The -v $PWD:/home/jovyan/work allows us to map our spark-docker folder (which should be our current directory - $PWD) to the container’s /home/joyvan/work working directory (i.e., the directory the Jupyter notebook will run from). This makes it so notebooks we create are accessible in our spark-docker folder on our local computer. It also allows us to make additional files such as data sources (e.g., CSV, Excel) accessible to our Jupyter notebooks.

The --name spark gives the container the name spark, which allows us to refer to the container by name instead of ID in the future.

The final part of the command, jupyter/pyspark-notebook tells Docker we want to run the container from the jupyter/pyspark-notebook image.

For more information about the docker run command, check out the Docker docs.

Test Spark in a Jupyter notebook using Pyspark

The jupyter/pyspark-notebook image automatically starts a Jupyter Notebook server.

Open a browser to http://localhost:8888 and you will see the Jupyter home page.

Once you have the Jupyter home page open, create a new Jupyter notebook using either Python 2 or Python 3.

In the first cell, run the following code. The result should be five integers randomly sampled from 0-999, but not necessarily the same as what’s below.

1
2
3
4
5
6
import pyspark
sc = pyspark.SparkContext('local[*]')

# do something to prove it works
rdd = sc.parallelize(range(1000))
rdd.takeSample(False, 5)
1
[841, 378, 942, 629, 399] # Output

That’s it! Now you can start learning and experimenting with Spark!

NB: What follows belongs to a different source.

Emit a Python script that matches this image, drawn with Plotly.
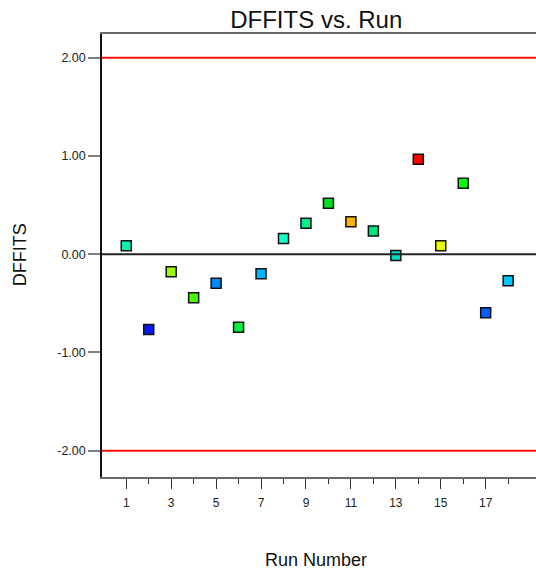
import plotly.graph_objects as go

# Run order and DFFITS value for each run
runs = list(range(1, 19))
dffits = [0.085, -0.766, -0.180, -0.444, -0.295, -0.743, -0.200, 0.160, 0.315,
          0.519, 0.329, 0.237, -0.013, 0.966, 0.085, 0.722, -0.597, -0.271]
point_colors = ["#10F0B0", "#0818F0", "#99FF00", "#44FF00", "#0088FF", "#00F040",
                "#00B4FF", "#10FFC8", "#00F090", "#00DD22", "#FFB000", "#00E67A",
                "#00DDC0", "#FF0000", "#E8FF00", "#00FF00", "#0060FF", "#00C8FF"]

limit = 2.0
y_ticks = [-2, -1, 0, 1, 2]
y_tick_labels = ["-2.00", "-1.00", "0.00", "1.00", "2.00"]
x_major = [1, 3, 5, 7, 9, 11, 13, 15, 17]
x_minor = [2, 4, 6, 8, 10, 12, 14, 16, 18]

FONT = "Liberation Sans, Arial, sans-serif"

fig = go.Figure()
fig.add_trace(go.Scatter(
    x=runs, y=dffits, mode="markers",
    marker=dict(symbol="square", size=10, color=point_colors,
                line=dict(color="#111111", width=1.5)),
    showlegend=False, hoverinfo="x+y",
))

# Limits at +/-2 and the zero reference
for val, col in [(limit, "#FF1010"), (-limit, "#FF1010"), (0, "#222222")]:
    fig.add_shape(type="line", xref="paper", x0=0, x1=1, yref="y", y0=val, y1=val,
                  line=dict(color=col, width=2), layer="above")

fig.update_layout(
    width=536, height=572,
    margin=dict(l=102, r=0, t=34, b=95),
    paper_bgcolor="white", plot_bgcolor="white",
    font=dict(family=FONT, color="#222222"),
    title=dict(text="DFFITS vs. Run", font=dict(size=24, color="#111111", family=FONT),
               xref="container", x=0.59, xanchor="center",
               yref="container", y=1 - 20 / 572, yanchor="middle"),
    xaxis=dict(range=[-0.08, 19.24], tickvals=x_major, ticktext=[str(v) for v in x_major],
               ticks="outside", ticklen=10, tickwidth=1.2, tickcolor="#333333",
               ticklabelstandoff=4,
               minor=dict(tickvals=x_minor, ticks="outside", ticklen=5, tickwidth=1.2,
                          tickcolor="#333333"),
               showline=True, linecolor="#6a6a6a", linewidth=2, mirror=True,
               showgrid=False, zeroline=False,
               tickfont=dict(size=12, family=FONT, color="#222222")),
    yaxis=dict(range=[-2.268, 2.241], tickvals=y_ticks, ticktext=y_tick_labels,
               ticks="outside", ticklen=12, tickwidth=2, tickcolor="#808080",
               showline=True, linecolor="#111111", linewidth=1.5,
               showgrid=False, zeroline=False,
               tickfont=dict(size=12.5, family=FONT, color="#222222")),
    annotations=[
        dict(text="Run Number", xref="paper", yref="paper", x=0.494, y=-0.187,
             xanchor="center", yanchor="middle", showarrow=False,
             font=dict(size=18, family=FONT, color="#111111")),
        dict(text="DFFITS", xref="paper", yref="paper", x=-0.189, y=0.503,
             xanchor="center", yanchor="middle", textangle=-90, showarrow=False,
             font=dict(size=18, family=FONT, color="#111111")),
    ],
)

fig.write_html("out.html")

Starting and stopping the Docker container

Note: these commands assume you used spark as the --name when you executed the docker run command above. If you used a different --name, substitue that for spark in the commands below.

If you want to stop the Docker container from running in the background:

1
$ docker stop spark

To start the Docker container again:

1
$ docker start spark

To remove the Docker container altogether:

1
$ docker rm spark

See the Docker docs for more information on these and more Docker commands.

An alternative approach on Mac

Using the Docker jupyter/pyspark-notebook image enables a cross-platform (Mac, Windows, and Linux) way to quickly get started with Spark code in Python. If you have a Mac and don’t want to bother with Docker, another option to quickly get started with Spark is using Homebrew and Find spark. Check out the Find spark documentation for more details.

Conclusion

As you can see, Docker allows you to quickly get started using Apache Spark in a Jupyter iPython Notebook, regardless of what O/S you’re running. My hope is that you can use this approach to spend less time trying to install and configure Spark, and more time learning and experimenting with it. Best of luck!